TASK OBJECTIVE: Skip the pictures, please, and write out exactly the lines from the opening of the data through the line containing "7, 11, 2, 3]".

DATA:
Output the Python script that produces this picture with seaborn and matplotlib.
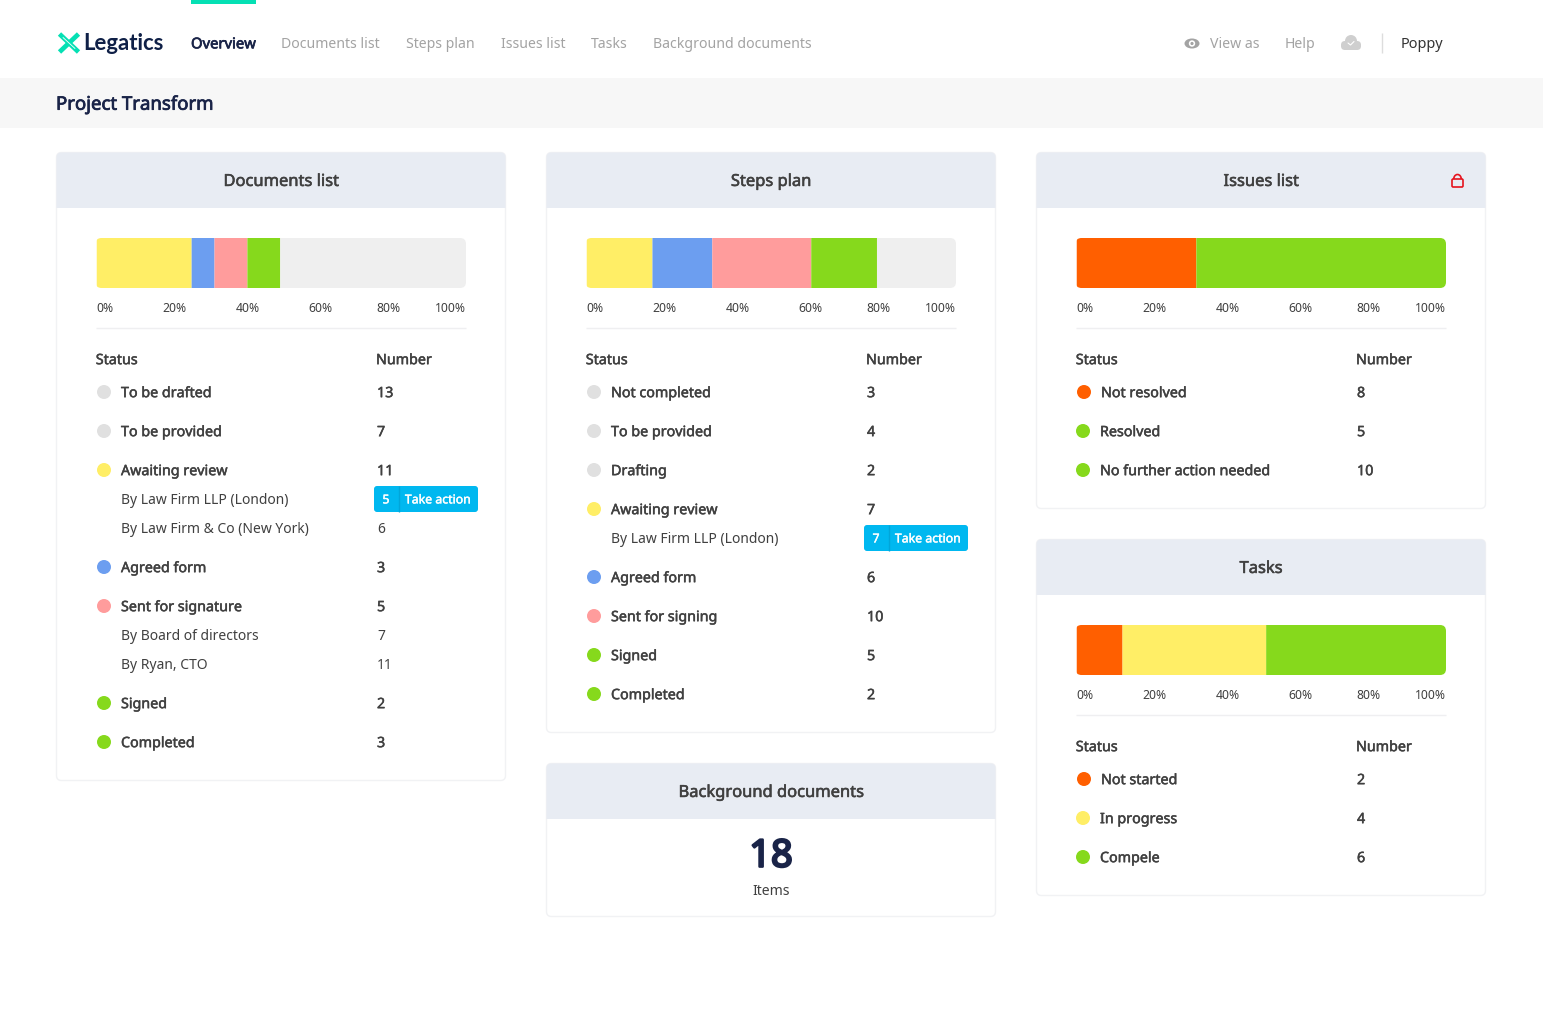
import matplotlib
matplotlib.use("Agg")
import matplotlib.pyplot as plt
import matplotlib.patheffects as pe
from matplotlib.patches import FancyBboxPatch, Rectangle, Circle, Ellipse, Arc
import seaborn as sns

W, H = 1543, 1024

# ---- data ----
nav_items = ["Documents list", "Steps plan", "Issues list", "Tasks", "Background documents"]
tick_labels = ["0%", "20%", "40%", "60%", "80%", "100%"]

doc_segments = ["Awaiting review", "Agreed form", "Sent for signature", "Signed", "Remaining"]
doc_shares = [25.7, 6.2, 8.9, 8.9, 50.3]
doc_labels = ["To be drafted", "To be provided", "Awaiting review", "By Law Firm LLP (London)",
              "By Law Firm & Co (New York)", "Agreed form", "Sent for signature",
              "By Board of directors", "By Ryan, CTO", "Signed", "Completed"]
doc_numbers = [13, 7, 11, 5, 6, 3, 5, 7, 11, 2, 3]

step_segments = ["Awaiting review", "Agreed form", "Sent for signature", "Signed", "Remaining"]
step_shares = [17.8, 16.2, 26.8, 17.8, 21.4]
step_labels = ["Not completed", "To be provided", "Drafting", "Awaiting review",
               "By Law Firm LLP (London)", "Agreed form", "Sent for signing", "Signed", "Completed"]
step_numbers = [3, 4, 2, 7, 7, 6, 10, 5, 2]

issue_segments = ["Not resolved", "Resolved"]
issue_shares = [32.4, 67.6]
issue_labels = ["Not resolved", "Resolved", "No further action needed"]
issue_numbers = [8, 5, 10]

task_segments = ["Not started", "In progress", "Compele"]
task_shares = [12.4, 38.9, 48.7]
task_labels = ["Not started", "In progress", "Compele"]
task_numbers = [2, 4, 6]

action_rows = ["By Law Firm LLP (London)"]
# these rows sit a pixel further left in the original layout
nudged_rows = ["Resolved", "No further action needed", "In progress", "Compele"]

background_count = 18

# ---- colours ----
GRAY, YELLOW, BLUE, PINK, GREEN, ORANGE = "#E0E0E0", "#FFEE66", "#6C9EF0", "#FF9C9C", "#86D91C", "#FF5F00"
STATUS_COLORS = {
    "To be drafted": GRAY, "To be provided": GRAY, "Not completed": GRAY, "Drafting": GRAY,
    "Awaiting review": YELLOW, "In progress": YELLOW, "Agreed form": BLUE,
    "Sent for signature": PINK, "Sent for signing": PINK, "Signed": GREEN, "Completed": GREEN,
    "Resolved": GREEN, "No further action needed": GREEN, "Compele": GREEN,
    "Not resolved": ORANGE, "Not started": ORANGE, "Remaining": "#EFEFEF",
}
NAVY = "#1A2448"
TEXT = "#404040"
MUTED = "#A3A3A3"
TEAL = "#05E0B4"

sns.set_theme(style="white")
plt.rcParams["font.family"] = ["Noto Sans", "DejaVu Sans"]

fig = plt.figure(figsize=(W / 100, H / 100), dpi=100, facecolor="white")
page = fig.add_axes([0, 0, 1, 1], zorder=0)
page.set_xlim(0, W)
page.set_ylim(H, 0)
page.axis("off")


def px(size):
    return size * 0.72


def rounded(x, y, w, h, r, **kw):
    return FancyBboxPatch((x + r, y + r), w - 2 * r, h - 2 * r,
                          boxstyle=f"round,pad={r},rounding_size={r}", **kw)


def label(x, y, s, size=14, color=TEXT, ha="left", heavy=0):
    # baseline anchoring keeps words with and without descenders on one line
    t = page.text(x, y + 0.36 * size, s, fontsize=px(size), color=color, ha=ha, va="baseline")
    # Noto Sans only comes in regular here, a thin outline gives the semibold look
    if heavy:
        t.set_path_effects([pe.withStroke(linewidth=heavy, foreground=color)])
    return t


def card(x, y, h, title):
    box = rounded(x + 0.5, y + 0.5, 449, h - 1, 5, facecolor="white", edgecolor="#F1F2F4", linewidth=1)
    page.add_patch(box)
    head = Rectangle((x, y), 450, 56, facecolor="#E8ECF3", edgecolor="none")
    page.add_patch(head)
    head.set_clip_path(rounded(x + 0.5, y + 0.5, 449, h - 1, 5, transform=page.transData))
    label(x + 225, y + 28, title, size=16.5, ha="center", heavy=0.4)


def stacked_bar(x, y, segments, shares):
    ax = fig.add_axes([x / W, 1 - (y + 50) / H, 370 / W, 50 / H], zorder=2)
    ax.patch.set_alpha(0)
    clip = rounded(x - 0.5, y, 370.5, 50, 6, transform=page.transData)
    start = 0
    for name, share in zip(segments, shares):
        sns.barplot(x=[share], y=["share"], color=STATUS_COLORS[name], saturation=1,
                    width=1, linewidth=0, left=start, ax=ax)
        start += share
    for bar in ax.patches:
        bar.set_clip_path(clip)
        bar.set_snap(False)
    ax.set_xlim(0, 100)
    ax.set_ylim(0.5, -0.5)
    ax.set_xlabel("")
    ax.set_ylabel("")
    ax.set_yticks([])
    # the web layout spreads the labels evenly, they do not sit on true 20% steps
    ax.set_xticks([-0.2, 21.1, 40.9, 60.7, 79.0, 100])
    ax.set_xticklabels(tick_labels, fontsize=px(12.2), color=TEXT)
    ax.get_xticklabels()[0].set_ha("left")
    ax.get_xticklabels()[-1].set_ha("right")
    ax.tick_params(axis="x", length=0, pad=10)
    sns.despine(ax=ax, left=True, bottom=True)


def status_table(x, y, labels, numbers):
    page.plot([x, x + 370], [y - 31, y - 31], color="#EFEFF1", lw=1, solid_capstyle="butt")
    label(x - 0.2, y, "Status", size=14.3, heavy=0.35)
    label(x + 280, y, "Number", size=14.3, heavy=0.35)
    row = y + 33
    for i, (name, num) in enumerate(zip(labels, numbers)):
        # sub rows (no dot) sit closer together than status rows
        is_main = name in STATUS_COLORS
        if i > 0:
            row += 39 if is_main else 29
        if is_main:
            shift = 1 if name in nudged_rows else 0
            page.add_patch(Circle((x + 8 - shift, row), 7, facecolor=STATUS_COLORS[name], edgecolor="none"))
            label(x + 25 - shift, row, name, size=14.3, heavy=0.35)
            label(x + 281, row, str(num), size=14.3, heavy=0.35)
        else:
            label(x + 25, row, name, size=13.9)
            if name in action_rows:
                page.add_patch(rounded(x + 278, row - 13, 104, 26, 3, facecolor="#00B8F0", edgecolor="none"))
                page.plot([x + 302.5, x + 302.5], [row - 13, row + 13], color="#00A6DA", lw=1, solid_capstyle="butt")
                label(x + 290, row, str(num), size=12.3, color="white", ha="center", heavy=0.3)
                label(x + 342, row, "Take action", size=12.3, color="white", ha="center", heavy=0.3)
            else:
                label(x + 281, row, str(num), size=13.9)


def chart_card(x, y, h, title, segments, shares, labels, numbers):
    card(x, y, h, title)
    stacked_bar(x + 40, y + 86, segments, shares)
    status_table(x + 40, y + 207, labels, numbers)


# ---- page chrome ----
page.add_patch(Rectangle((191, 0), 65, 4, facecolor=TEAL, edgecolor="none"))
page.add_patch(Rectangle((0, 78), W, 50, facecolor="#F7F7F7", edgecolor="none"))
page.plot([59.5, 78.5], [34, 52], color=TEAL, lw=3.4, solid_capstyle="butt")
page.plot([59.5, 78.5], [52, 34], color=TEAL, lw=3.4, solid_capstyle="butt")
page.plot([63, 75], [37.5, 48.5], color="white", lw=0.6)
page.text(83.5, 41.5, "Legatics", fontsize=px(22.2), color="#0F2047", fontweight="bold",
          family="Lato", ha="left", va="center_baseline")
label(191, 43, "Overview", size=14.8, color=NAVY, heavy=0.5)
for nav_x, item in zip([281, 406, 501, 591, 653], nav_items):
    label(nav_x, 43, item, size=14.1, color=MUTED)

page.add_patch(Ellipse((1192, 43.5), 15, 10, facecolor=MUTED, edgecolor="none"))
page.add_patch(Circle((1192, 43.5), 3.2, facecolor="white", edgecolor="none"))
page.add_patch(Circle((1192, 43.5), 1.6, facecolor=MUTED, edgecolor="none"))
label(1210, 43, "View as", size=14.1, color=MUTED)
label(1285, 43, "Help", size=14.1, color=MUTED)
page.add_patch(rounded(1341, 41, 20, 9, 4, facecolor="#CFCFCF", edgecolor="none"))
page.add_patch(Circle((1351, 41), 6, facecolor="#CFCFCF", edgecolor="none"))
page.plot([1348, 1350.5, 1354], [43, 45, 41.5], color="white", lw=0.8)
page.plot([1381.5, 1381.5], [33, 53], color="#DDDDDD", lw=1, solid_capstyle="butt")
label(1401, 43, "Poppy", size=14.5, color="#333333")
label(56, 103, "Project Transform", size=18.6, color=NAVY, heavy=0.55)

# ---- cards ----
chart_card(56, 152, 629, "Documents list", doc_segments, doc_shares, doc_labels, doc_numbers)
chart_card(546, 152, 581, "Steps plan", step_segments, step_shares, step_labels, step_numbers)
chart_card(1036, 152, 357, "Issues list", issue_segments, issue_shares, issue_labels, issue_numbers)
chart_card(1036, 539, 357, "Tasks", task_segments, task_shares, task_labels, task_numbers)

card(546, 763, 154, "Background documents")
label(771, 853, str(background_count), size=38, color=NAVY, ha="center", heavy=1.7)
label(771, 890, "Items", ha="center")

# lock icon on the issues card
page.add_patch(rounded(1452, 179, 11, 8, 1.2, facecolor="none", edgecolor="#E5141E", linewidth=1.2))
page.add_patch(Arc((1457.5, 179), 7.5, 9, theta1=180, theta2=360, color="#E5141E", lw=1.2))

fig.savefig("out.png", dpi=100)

WORKED ANSWER:
Output the Python script that produces this picture with seaborn and matplotlib.
import matplotlib
matplotlib.use("Agg")
import matplotlib.pyplot as plt
import matplotlib.patheffects as pe
from matplotlib.patches import FancyBboxPatch, Rectangle, Circle, Ellipse, Arc
import seaborn as sns

W, H = 1543, 1024

# ---- data ----
nav_items = ["Documents list", "Steps plan", "Issues list", "Tasks", "Background documents"]
tick_labels = ["0%", "20%", "40%", "60%", "80%", "100%"]

doc_segments = ["Awaiting review", "Agreed form", "Sent for signature", "Signed", "Remaining"]
doc_shares = [25.7, 6.2, 8.9, 8.9, 50.3]
doc_labels = ["To be drafted", "To be provided", "Awaiting review", "By Law Firm LLP (London)",
              "By Law Firm & Co (New York)", "Agreed form", "Sent for signature",
              "By Board of directors", "By Ryan, CTO", "Signed", "Completed"]
doc_numbers = [13, 7, 11, 5, 6, 3, 5, 7, 11, 2, 3]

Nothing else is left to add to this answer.